- [Exercise directions]: Beginning with the first line, set down every line through the one containing "y = np.asarray(weap, dtype=float)", exactly as it appears, but not the pictures.

- [Information supplied]:
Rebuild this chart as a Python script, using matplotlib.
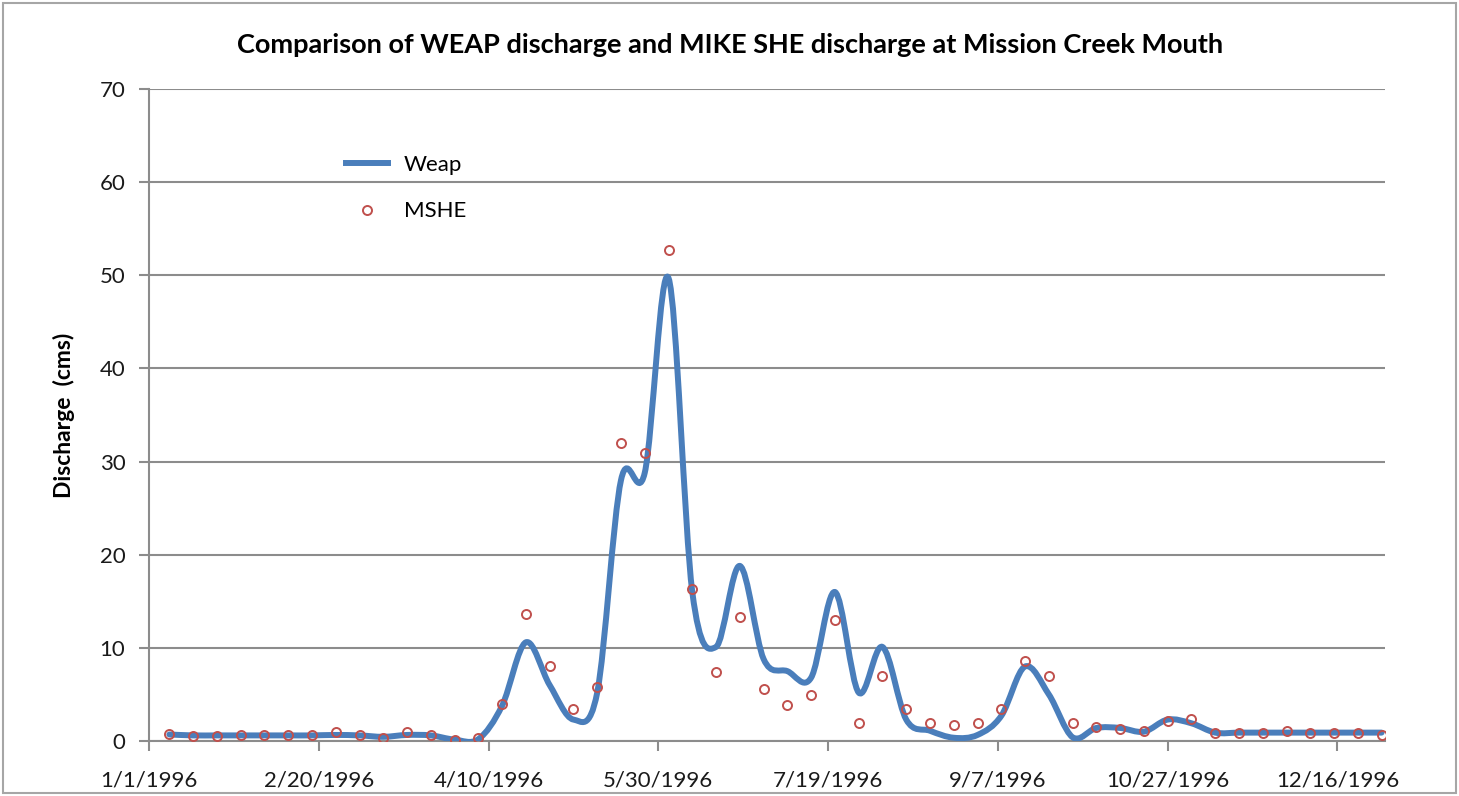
import numpy as np
import pandas as pd
import matplotlib
matplotlib.use("Agg")
import matplotlib.pyplot as plt
import matplotlib.dates as mdates
from matplotlib.path import Path
from matplotlib.patches import PathPatch, Rectangle
from matplotlib.lines import Line2D

# ---------------- data ----------------
start_date = "1996-01-07"
weap = [0.7, 0.6, 0.6, 0.6, 0.6, 0.6, 0.6, 0.65, 0.6, 0.45,
        0.65, 0.6, 0.15, 0.2, 3.8, 10.6, 6.0, 2.3, 5.2, 28.0,
        28.8, 49.7, 16.0, 10.1, 18.8, 8.8, 7.5, 6.8, 16.0, 5.2,
        10.1, 2.3, 1.1, 0.35, 0.65, 2.7, 8.0, 5.0, 0.4, 1.4,
        1.4, 1.0, 2.3, 1.9, 0.9, 0.9, 0.9, 0.9, 0.9, 0.9,
        0.9, 0.9]
mshe = [0.8, 0.57, 0.57, 0.6, 0.6, 0.6, 0.6, 1.0, 0.6, 0.35,
        1.0, 0.6, 0.1, 0.35, 4.0, 13.6, 8.0, 3.44, 5.83, 32.0,
        30.9, 52.75, 16.3, 7.36, 13.26, 5.6, 3.9, 4.96, 13.0, 1.96,
        6.96, 3.46, 1.96, 1.7, 1.96, 3.46, 8.57, 6.96, 1.96, 1.5,
        1.3, 1.07, 2.1, 2.4, 0.9, 0.9, 0.9, 1.07, 0.9, 0.9,
        0.9, 0.64]
tick_dates = ["1996-01-01", "1996-02-20", "1996-04-10", "1996-05-30",
              "1996-07-19", "1996-09-07", "1996-10-27", "1996-12-16"]
tick_labels = ["1/1/1996", "2/20/1996", "4/10/1996", "5/30/1996",
               "7/19/1996", "9/7/1996", "10/27/1996", "12/16/1996"]
y_ticks = [0, 10, 20, 30, 40, 50, 60, 70]
x_limits = ["1996-01-01", "1996-12-30"]

title = "Comparison of WEAP discharge and MIKE SHE discharge at Mission Creek Mouth"
ylabel = "Discharge  (cms)"

# ---------------- style ----------------
plt.rcParams['font.family'] = ['Lato', 'DejaVu Sans']
LINE_C = "#4a7ebb"
MARK_C = "#c0504d"
GRID_C = "#8c8c8c"

fig = plt.figure(figsize=(14.59, 7.96), dpi=100)
ax = fig.add_axes([149/1459, 1-741/796, (1385-149)/1459, (741-89)/796])

dates = pd.date_range(start_date, periods=len(weap), freq="7D")
x = mdates.date2num(dates.to_pydatetime())
y = np.asarray(weap, dtype=float)

# smoothed line (Catmull-Rom rendered as cubic Bezier segments)
pts = np.column_stack([x, y])
ext = np.vstack([pts[0], pts, pts[-1]])
verts = [tuple(pts[0])]
codes = [Path.MOVETO]
for i in range(len(pts) - 1):
    p0, p1, p2, p3 = ext[i], ext[i+1], ext[i+2], ext[i+3]
    c1 = p1 + (p2 - p0) / 6.0
    c2 = p2 - (p3 - p1) / 6.0
    verts += [tuple(c1), tuple(c2), tuple(p2)]
    codes += [Path.CURVE4] * 3
patch = PathPatch(Path(verts, codes), facecolor="none", edgecolor=LINE_C,
                  lw=4.3, capstyle="round", joinstyle="round", zorder=3)
ax.add_patch(patch)

ax.plot(x, mshe, linestyle="none", marker="o", markersize=6.5,
        markerfacecolor="none", markeredgecolor=MARK_C, markeredgewidth=1.4,
        zorder=4)

ax.set_xlim(mdates.datestr2num(x_limits[0]), mdates.datestr2num(x_limits[1]))
ax.set_ylim(0, 70)
ax.set_yticks(y_ticks)
ax.set_yticklabels([str(v) for v in y_ticks])
ax.set_xticks(mdates.datestr2num(tick_dates))
ax.set_xticklabels(tick_labels)

ax.grid(axis="y", color=GRID_C, lw=1.5)
ax.set_axisbelow(True)
for s in ["top", "right"]:
    ax.spines[s].set_visible(False)
for s in ["left", "bottom"]:
    ax.spines[s].set_color(GRID_C)
    ax.spines[s].set_linewidth(1.5)
ax.tick_params(axis="both", colors=GRID_C, length=7, width=1.5,
               labelcolor="#1a1a1a", labelsize=16)
ax.tick_params(axis="x", pad=14)
ax.tick_params(axis="y", pad=10)

fig.text(730/1459, 1-45/796, title, fontsize=19.5, fontweight="bold",
         ha="center", va="center")
ax.set_ylabel(ylabel, fontsize=16.5, fontweight="bold", labelpad=18)

handles = [Line2D([], [], color=LINE_C, lw=4.3),
           Line2D([], [], linestyle="none", marker="o", markersize=6.5,
                  markerfacecolor="none", markeredgecolor=MARK_C,
                  markeredgewidth=1.4)]
ax.legend(handles, ["Weap", "MSHE"], loc="upper left",
          bbox_to_anchor=(0.143, 0.93), frameon=False, fontsize=16,
          handlelength=1.9, labelspacing=1.2, handletextpad=0.7)

fig.patches.append(Rectangle((0.002, 0.004), 0.996, 0.992, transform=fig.transFigure,
                             fill=False, edgecolor="#a6a6a6", lw=1.5))

fig.savefig("out.png", dpi=100)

- [Task response]:
Rebuild this chart as a Python script, using matplotlib.
import numpy as np
import pandas as pd
import matplotlib
matplotlib.use("Agg")
import matplotlib.pyplot as plt
import matplotlib.dates as mdates
from matplotlib.path import Path
from matplotlib.patches import PathPatch, Rectangle
from matplotlib.lines import Line2D

# ---------------- data ----------------
start_date = "1996-01-07"
weap = [0.7, 0.6, 0.6, 0.6, 0.6, 0.6, 0.6, 0.65, 0.6, 0.45,
        0.65, 0.6, 0.15, 0.2, 3.8, 10.6, 6.0, 2.3, 5.2, 28.0,
        28.8, 49.7, 16.0, 10.1, 18.8, 8.8, 7.5, 6.8, 16.0, 5.2,
        10.1, 2.3, 1.1, 0.35, 0.65, 2.7, 8.0, 5.0, 0.4, 1.4,
        1.4, 1.0, 2.3, 1.9, 0.9, 0.9, 0.9, 0.9, 0.9, 0.9,
        0.9, 0.9]
mshe = [0.8, 0.57, 0.57, 0.6, 0.6, 0.6, 0.6, 1.0, 0.6, 0.35,
        1.0, 0.6, 0.1, 0.35, 4.0, 13.6, 8.0, 3.44, 5.83, 32.0,
        30.9, 52.75, 16.3, 7.36, 13.26, 5.6, 3.9, 4.96, 13.0, 1.96,
        6.96, 3.46, 1.96, 1.7, 1.96, 3.46, 8.57, 6.96, 1.96, 1.5,
        1.3, 1.07, 2.1, 2.4, 0.9, 0.9, 0.9, 1.07, 0.9, 0.9,
        0.9, 0.64]
tick_dates = ["1996-01-01", "1996-02-20", "1996-04-10", "1996-05-30",
              "1996-07-19", "1996-09-07", "1996-10-27", "1996-12-16"]
tick_labels = ["1/1/1996", "2/20/1996", "4/10/1996", "5/30/1996",
               "7/19/1996", "9/7/1996", "10/27/1996", "12/16/1996"]
y_ticks = [0, 10, 20, 30, 40, 50, 60, 70]
x_limits = ["1996-01-01", "1996-12-30"]

title = "Comparison of WEAP discharge and MIKE SHE discharge at Mission Creek Mouth"
ylabel = "Discharge  (cms)"

# ---------------- style ----------------
plt.rcParams['font.family'] = ['Lato', 'DejaVu Sans']
LINE_C = "#4a7ebb"
MARK_C = "#c0504d"
GRID_C = "#8c8c8c"

fig = plt.figure(figsize=(14.59, 7.96), dpi=100)
ax = fig.add_axes([149/1459, 1-741/796, (1385-149)/1459, (741-89)/796])

dates = pd.date_range(start_date, periods=len(weap), freq="7D")
x = mdates.date2num(dates.to_pydatetime())
y = np.asarray(weap, dtype=float)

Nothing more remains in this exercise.